I filed a motion to dismiss based on expiration of the statute of limitations and submitted copies of what I had found. The trial judge took notice that Micronesia was a trust territory of the United States and accepted the argument that the investigating officer could easily have followed through with the warrant by calling a U.S. Marshall. The extradition would have occurred years earlier, but it didn’t. Florida law recognizes that if a state officer knows the location of a defendant and doesn’t notify the authorities in that location, a prosecutor can’t rely on the tolling provision of the statute.
The critical issue is no one is capable of knowing everything. We rely on our own curiosity and the expertise and wisdom of others to inform ourselves about the world. There is simply too much going on in Flagler County alone for Mr. Tristam to investigate events in Orlando or Atlanta. He can fill his day and night with local events and still not cover everything of importance to a populace of just over 100,000 residents. There is a great wide world out there, with eight billion people living their lives. We have to take mental and emotional shortcuts, draw inferences weak or strong, rely on first principles valid or invalid, just to attempt to understand the smallest fraction of all that is going on in this world. This is another of the many reasons I use terms like maybe, perhaps, it might be, I suppose, when preparing my comments. I pose many questions. I try to avoid overly broad conclusions. Far too many FlaglerLive commenters post comments with a form of certainty that can only come from ignorance. Democrats as a group are not and never have been communists. An extreme wing of the Democratic Party might be comparable to a broad definition of communism, or perhaps more commonly, socialism, but not the overall group that comprises the mainstream of the party. A recent comment contained an allegation that two carrier groups had been dispatched to the eastern Mediterranean to support the IDF response to the massacre by Hamas. That might have been a valid point, but a valid point only gets one into the argument; it does not, alone, automatically win the argument. We have a significant number of bases in eastern Syria and western Iraq, from which American soldiers prosecute the long war against what remains of ISIS. Can it be argued that the primary purpose of dispatching one carrier group and diverting another was to support American ground forces? If that is true, then is it possible that the certainty posed by the commenter was not based on the best available reasoning process? Yes, should Hezbollah launch an all-out invasion of Israel, the carrier battle groups would likely intervene, but the IDF ground, sea and air forces are sufficiently equipped to engage in Gaza without our help. If the presence of the two carrier groups deters Hezbollah and Iran, that is significant, but it is best to argue that it is a secondary issue to the primary goal of supporting our ground troops that are hundreds of miles away from Gaza?
The idea that the world is complex beyond the understanding of any one individual is where JimboXYZ so often stumbles. He is capable of exercising reason, but his first principles are so divorced from reality that he just can’t quite grasp exactly what he is trying to understand. We need to follow reason to wherever it leads us, instead of contorting reason to fit our preconceived beliefs.

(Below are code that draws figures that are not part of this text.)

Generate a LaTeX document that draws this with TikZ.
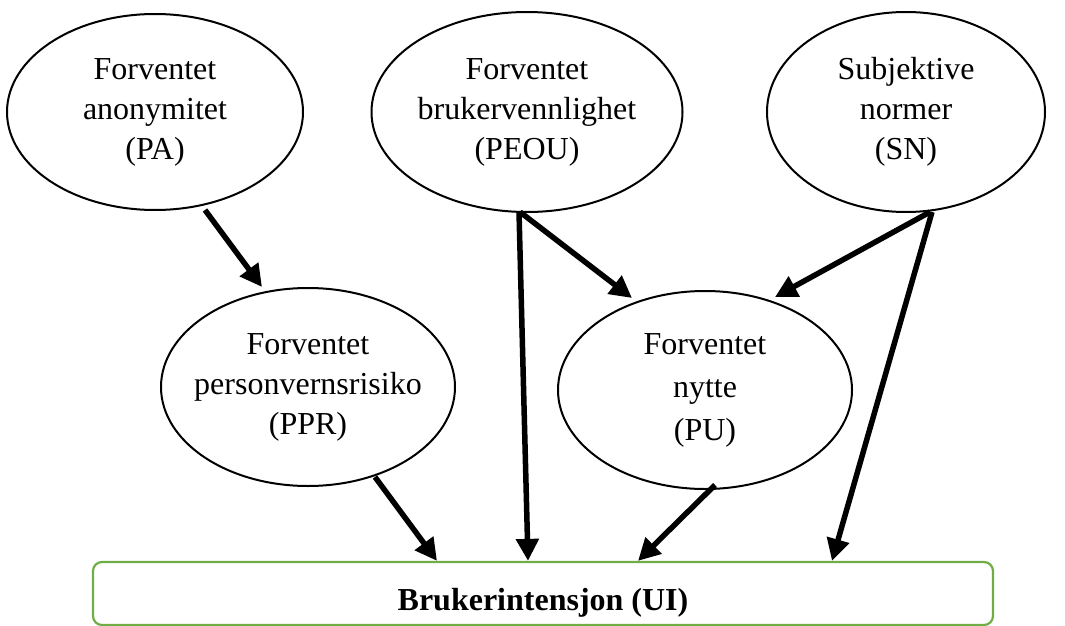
\documentclass[tikz,border=0pt]{standalone}
\usepackage{fontspec}
\setmainfont{Liberation Serif}
\usetikzlibrary{shapes.geometric,arrows.meta,calc}
\definecolor{boxgreen}{RGB}{112,173,71}
\begin{document}
\begin{tikzpicture}[x=1pt,y=-1pt,
  ell/.style={draw=black,line width=2pt,ellipse,inner sep=-30pt,align=center,
    font=\fontsize{32}{40}\selectfont},
  conn/.style={line width=5.5pt,-{Triangle[length=22pt,width=22pt]}},
  uibox/.style={draw=boxgreen,line width=2.2pt,rounded corners=9pt,
    minimum width=900pt,minimum height=63pt,inner sep=0pt,
    text height=33pt,text depth=0pt,
    font=\fontsize{32}{40}\selectfont\bfseries}]
\useasboundingbox (0,0) rectangle (1065,626);
\node[ell,minimum width=296pt,minimum height=196pt] (pa) at (155,112)
  {Forventet\\anonymitet\\(PA)};
\node[ell,minimum width=311pt,minimum height=200pt] (peou) at (527,112)
  {Forventet\\brukervennlighet\\(PEOU)};
\node[ell,minimum width=278pt,minimum height=200pt] (sn) at (906,112)
  {Subjektive\\normer\\(SN)};
\node[ell,minimum width=294pt,minimum height=198pt] (ppr) at (308,387)
  {Forventet\\personvernsrisiko\\(PPR)};
\node[ell,minimum width=294pt,minimum height=198pt,
  font=\fontsize{32}{43}\selectfont] (pu) at (705,390)
  {Forventet\\nytte\\(PU)};
\node[uibox] (ui) at (543,593.5) {Brukerintensjon (UI)};
\draw[conn] ($(pa)+(50,98)$) -- ($(ppr)+(-46,-100)$);
\draw[conn] ($(peou)+(-7,100)$) -- ($(pu)+(-73,-92)$);
\draw[conn] ($(peou)+(-8,100)$) -- ($(ui.north)+(-15,0)$);
\draw[conn] ($(sn)+(24,100)$) -- ($(pu)+(70,-93)$);
\draw[conn] ($(sn)+(26,100)$) -- ($(ui.north)+(289,0)$);
\draw[conn] ($(ppr)+(67,90)$) -- ($(ui.north)+(-106,0)$);
\draw[conn] ($(pu)+(10,95)$) -- ($(ui.north)+(95,0)$);
\end{tikzpicture}
\end{document}
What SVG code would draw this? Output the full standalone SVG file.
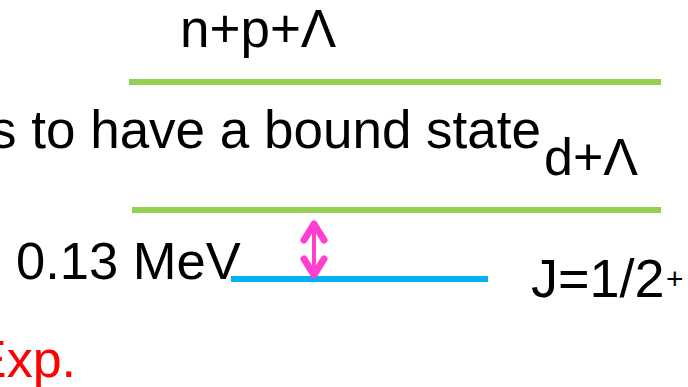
<svg xmlns="http://www.w3.org/2000/svg" width="688" height="387" viewBox="0 0 688 387">
<style>
text{font-family:"Liberation Sans",Arial,sans-serif;font-size:52px;fill:#000}
.lvl{stroke-width:6;fill:none}
.g{stroke:#92D050}
.b{stroke:#00B0F0}
.arr{stroke:#FF3FCF;fill:none;stroke-linecap:round;stroke-linejoin:round}
</style>
<rect width="688" height="387" fill="#fff"/>
<g id="level-npL">
<line class="lvl g" x1="129" y1="82" x2="661" y2="82"/>
<text x="180" y="47" style="font-size:53px">n+p+Λ</text>
</g>
<g id="level-dL">
<line class="lvl g" x1="132" y1="210" x2="661" y2="210"/>
<text x="544" y="175">d+Λ</text>
</g>
<g id="level-bound">
<line class="lvl b" x1="231" y1="279" x2="488" y2="279"/>
<text x="531" y="297" style="font-size:54px">J=1/2</text>
<text x="666" y="289" style="font-size:30px">+</text>
</g>
<g id="label-energy">
<text x="16" y="279" style="font-size:52.5px">0.13 MeV</text>
</g>
<g id="label-note">
<text x="-10" y="148" style="font-size:53px">s to have a bound state</text>
</g>
<g id="label-exp">
<text x="-28" y="377" style="fill:#FF0000">Exp.</text>
</g>
<g id="connectors">
<line class="arr" x1="314" y1="226" x2="314" y2="272" stroke-width="4"/>
<polyline class="arr" points="304,240 314,224 324,240" stroke-width="7"/>
<polyline class="arr" points="304,259 314,275 324,259" stroke-width="7"/>
</g>
</svg>
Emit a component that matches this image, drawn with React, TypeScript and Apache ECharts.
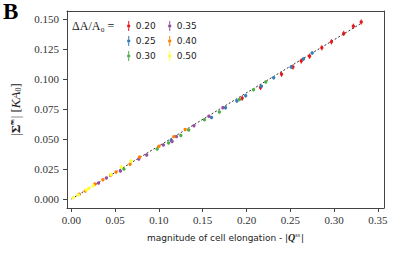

Regarding your statement in a different comment about our bloated proposed state budget, I looked up the state budget for 2019-20: nearly $91 billion. Now, we have a proposed $117 billion budget, up by $26 billion in five years, a near 30% rise, which is far more than the inflation of the past three years. I have to wonder just how much of the Truden stimulus money is padding the proposed budget? And I have to think that but for the billions after billions of continuing Truden stimulus money, Florida would be in financial difficulties sufficiently dire to force the raising of state taxes.
Laurel says
OH! So THAT’S why he wears the boots!